[Task to carry out]
Repeat the listing exactly as given, omitting every image.

───── Given information ─────

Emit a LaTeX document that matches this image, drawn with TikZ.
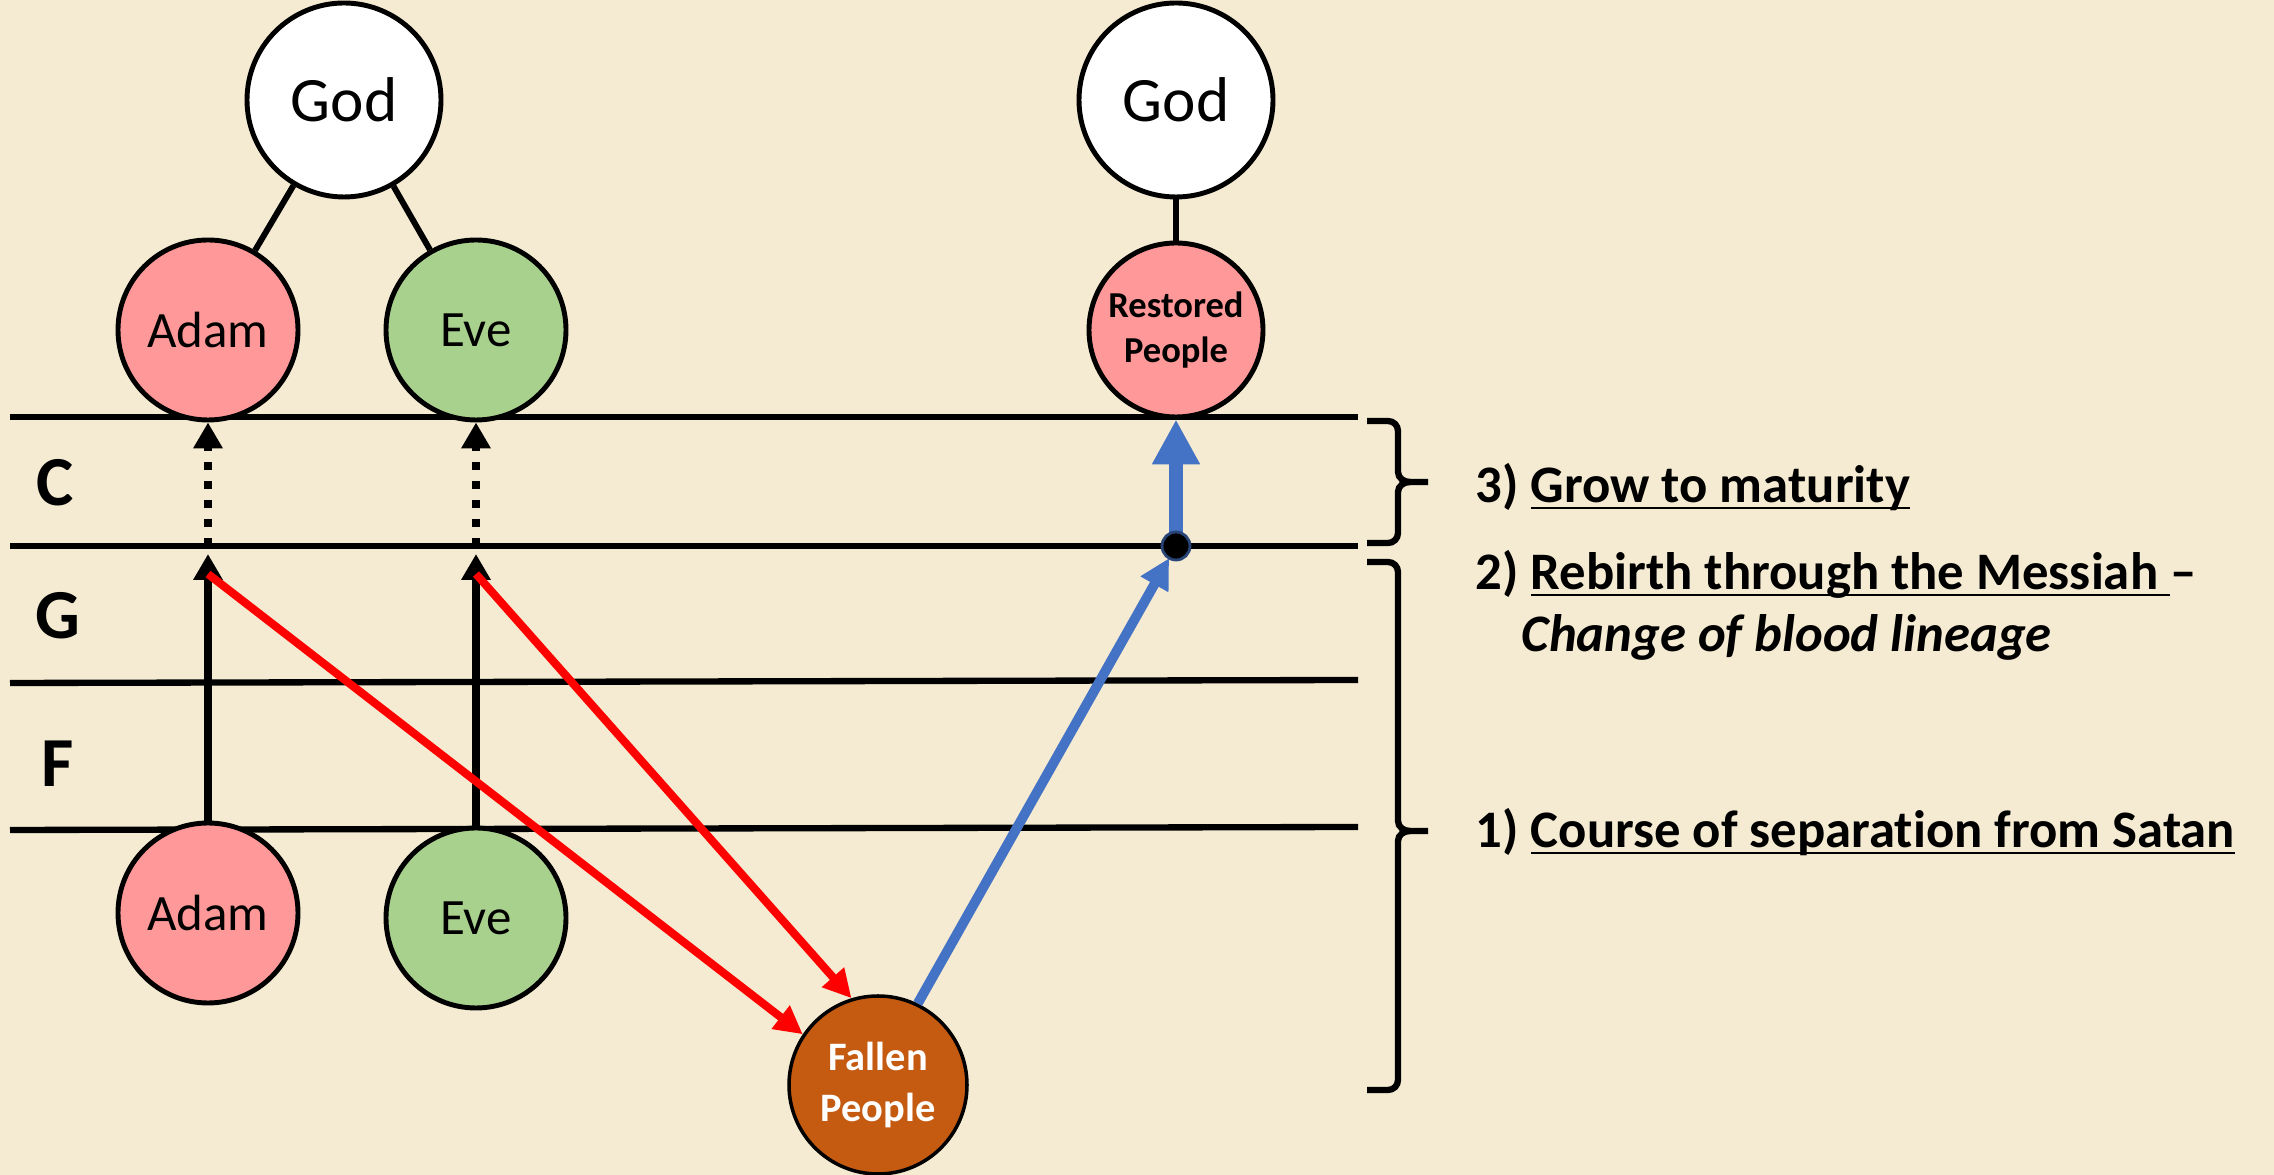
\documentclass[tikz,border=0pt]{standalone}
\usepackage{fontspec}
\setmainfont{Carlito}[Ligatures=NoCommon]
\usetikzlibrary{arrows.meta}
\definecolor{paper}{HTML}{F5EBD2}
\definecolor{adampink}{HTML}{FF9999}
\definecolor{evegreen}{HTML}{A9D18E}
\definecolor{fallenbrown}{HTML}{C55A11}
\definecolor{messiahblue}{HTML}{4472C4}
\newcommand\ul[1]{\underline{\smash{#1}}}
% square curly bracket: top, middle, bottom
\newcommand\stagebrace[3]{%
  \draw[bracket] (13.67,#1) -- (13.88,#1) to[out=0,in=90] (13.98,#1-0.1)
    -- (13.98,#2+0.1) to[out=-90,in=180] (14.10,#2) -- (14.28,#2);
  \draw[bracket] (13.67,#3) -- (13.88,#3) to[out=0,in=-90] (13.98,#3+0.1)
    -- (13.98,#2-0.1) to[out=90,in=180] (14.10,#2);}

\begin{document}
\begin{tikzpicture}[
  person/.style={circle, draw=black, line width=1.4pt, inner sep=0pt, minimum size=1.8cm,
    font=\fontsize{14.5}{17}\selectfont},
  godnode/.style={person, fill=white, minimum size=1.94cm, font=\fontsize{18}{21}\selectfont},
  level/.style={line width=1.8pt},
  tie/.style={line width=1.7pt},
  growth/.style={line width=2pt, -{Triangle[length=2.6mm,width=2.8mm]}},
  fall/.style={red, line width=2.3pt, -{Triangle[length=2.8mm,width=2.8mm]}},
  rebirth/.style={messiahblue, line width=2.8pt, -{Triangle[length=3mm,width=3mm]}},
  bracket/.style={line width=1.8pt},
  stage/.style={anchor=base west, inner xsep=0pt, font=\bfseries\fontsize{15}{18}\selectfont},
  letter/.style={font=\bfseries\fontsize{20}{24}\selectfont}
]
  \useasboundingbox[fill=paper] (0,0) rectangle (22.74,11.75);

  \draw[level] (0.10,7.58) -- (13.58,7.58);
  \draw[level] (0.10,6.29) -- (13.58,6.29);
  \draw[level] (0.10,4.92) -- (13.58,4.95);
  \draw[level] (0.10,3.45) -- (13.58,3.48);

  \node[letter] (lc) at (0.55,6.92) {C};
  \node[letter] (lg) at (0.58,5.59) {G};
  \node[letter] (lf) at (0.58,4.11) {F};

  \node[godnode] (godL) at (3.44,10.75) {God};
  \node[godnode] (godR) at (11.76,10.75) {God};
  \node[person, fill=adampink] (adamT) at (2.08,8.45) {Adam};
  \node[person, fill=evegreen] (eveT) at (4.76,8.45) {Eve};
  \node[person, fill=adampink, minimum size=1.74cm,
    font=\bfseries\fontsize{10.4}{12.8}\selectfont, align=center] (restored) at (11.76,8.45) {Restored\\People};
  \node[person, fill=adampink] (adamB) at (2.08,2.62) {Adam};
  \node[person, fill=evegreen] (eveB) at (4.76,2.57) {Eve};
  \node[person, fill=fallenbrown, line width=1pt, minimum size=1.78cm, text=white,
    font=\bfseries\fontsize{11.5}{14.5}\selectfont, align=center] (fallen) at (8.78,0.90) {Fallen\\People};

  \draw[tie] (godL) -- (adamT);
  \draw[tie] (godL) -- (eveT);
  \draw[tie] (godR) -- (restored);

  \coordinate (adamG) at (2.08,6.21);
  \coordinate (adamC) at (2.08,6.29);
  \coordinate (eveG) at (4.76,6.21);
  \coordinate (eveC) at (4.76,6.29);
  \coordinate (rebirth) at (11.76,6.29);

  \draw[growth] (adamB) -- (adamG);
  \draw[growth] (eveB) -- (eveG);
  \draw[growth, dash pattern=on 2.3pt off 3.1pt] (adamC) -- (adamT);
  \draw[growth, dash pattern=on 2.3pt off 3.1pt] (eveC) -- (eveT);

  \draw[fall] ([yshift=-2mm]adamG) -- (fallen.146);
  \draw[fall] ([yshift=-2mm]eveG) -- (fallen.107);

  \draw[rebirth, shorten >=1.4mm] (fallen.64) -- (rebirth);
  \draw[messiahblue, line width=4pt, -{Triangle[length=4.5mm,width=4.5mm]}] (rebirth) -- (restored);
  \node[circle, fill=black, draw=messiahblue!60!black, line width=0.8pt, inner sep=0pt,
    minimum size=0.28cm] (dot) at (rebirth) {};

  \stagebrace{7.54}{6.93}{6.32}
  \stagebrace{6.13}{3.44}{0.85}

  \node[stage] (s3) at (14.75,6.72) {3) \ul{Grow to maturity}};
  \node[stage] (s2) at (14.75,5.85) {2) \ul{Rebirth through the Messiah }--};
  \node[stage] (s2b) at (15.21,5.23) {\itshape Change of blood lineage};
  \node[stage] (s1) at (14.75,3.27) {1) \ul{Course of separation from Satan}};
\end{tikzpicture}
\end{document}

─────

[Output for this exercise]
Emit a LaTeX document that matches this image, drawn with TikZ.
\documentclass[tikz,border=0pt]{standalone}
\usepackage{fontspec}
\setmainfont{Carlito}[Ligatures=NoCommon]
\usetikzlibrary{arrows.meta}
\definecolor{paper}{HTML}{F5EBD2}
\definecolor{adampink}{HTML}{FF9999}
\definecolor{evegreen}{HTML}{A9D18E}
\definecolor{fallenbrown}{HTML}{C55A11}
\definecolor{messiahblue}{HTML}{4472C4}
\newcommand\ul[1]{\underline{\smash{#1}}}
% square curly bracket: top, middle, bottom
\newcommand\stagebrace[3]{%
  \draw[bracket] (13.67,#1) -- (13.88,#1) to[out=0,in=90] (13.98,#1-0.1)
    -- (13.98,#2+0.1) to[out=-90,in=180] (14.10,#2) -- (14.28,#2);
  \draw[bracket] (13.67,#3) -- (13.88,#3) to[out=0,in=-90] (13.98,#3+0.1)
    -- (13.98,#2-0.1) to[out=90,in=180] (14.10,#2);}

\begin{document}
\begin{tikzpicture}[
  person/.style={circle, draw=black, line width=1.4pt, inner sep=0pt, minimum size=1.8cm,
    font=\fontsize{14.5}{17}\selectfont},
  godnode/.style={person, fill=white, minimum size=1.94cm, font=\fontsize{18}{21}\selectfont},
  level/.style={line width=1.8pt},
  tie/.style={line width=1.7pt},
  growth/.style={line width=2pt, -{Triangle[length=2.6mm,width=2.8mm]}},
  fall/.style={red, line width=2.3pt, -{Triangle[length=2.8mm,width=2.8mm]}},
  rebirth/.style={messiahblue, line width=2.8pt, -{Triangle[length=3mm,width=3mm]}},
  bracket/.style={line width=1.8pt},
  stage/.style={anchor=base west, inner xsep=0pt, font=\bfseries\fontsize{15}{18}\selectfont},
  letter/.style={font=\bfseries\fontsize{20}{24}\selectfont}
]
  \useasboundingbox[fill=paper] (0,0) rectangle (22.74,11.75);

  \draw[level] (0.10,7.58) -- (13.58,7.58);
  \draw[level] (0.10,6.29) -- (13.58,6.29);
  \draw[level] (0.10,4.92) -- (13.58,4.95);
  \draw[level] (0.10,3.45) -- (13.58,3.48);

  \node[letter] (lc) at (0.55,6.92) {C};
  \node[letter] (lg) at (0.58,5.59) {G};
  \node[letter] (lf) at (0.58,4.11) {F};

  \node[godnode] (godL) at (3.44,10.75) {God};
  \node[godnode] (godR) at (11.76,10.75) {God};
  \node[person, fill=adampink] (adamT) at (2.08,8.45) {Adam};
  \node[person, fill=evegreen] (eveT) at (4.76,8.45) {Eve};
  \node[person, fill=adampink, minimum size=1.74cm,
    font=\bfseries\fontsize{10.4}{12.8}\selectfont, align=center] (restored) at (11.76,8.45) {Restored\\People};
  \node[person, fill=adampink] (adamB) at (2.08,2.62) {Adam};
  \node[person, fill=evegreen] (eveB) at (4.76,2.57) {Eve};
  \node[person, fill=fallenbrown, line width=1pt, minimum size=1.78cm, text=white,
    font=\bfseries\fontsize{11.5}{14.5}\selectfont, align=center] (fallen) at (8.78,0.90) {Fallen\\People};

  \draw[tie] (godL) -- (adamT);
  \draw[tie] (godL) -- (eveT);
  \draw[tie] (godR) -- (restored);

  \coordinate (adamG) at (2.08,6.21);
  \coordinate (adamC) at (2.08,6.29);
  \coordinate (eveG) at (4.76,6.21);
  \coordinate (eveC) at (4.76,6.29);
  \coordinate (rebirth) at (11.76,6.29);

  \draw[growth] (adamB) -- (adamG);
  \draw[growth] (eveB) -- (eveG);
  \draw[growth, dash pattern=on 2.3pt off 3.1pt] (adamC) -- (adamT);
  \draw[growth, dash pattern=on 2.3pt off 3.1pt] (eveC) -- (eveT);

  \draw[fall] ([yshift=-2mm]adamG) -- (fallen.146);
  \draw[fall] ([yshift=-2mm]eveG) -- (fallen.107);

  \draw[rebirth, shorten >=1.4mm] (fallen.64) -- (rebirth);
  \draw[messiahblue, line width=4pt, -{Triangle[length=4.5mm,width=4.5mm]}] (rebirth) -- (restored);
  \node[circle, fill=black, draw=messiahblue!60!black, line width=0.8pt, inner sep=0pt,
    minimum size=0.28cm] (dot) at (rebirth) {};

  \stagebrace{7.54}{6.93}{6.32}
  \stagebrace{6.13}{3.44}{0.85}

  \node[stage] (s3) at (14.75,6.72) {3) \ul{Grow to maturity}};
  \node[stage] (s2) at (14.75,5.85) {2) \ul{Rebirth through the Messiah }--};
  \node[stage] (s2b) at (15.21,5.23) {\itshape Change of blood lineage};
  \node[stage] (s1) at (14.75,3.27) {1) \ul{Course of separation from Satan}};
\end{tikzpicture}
\end{document}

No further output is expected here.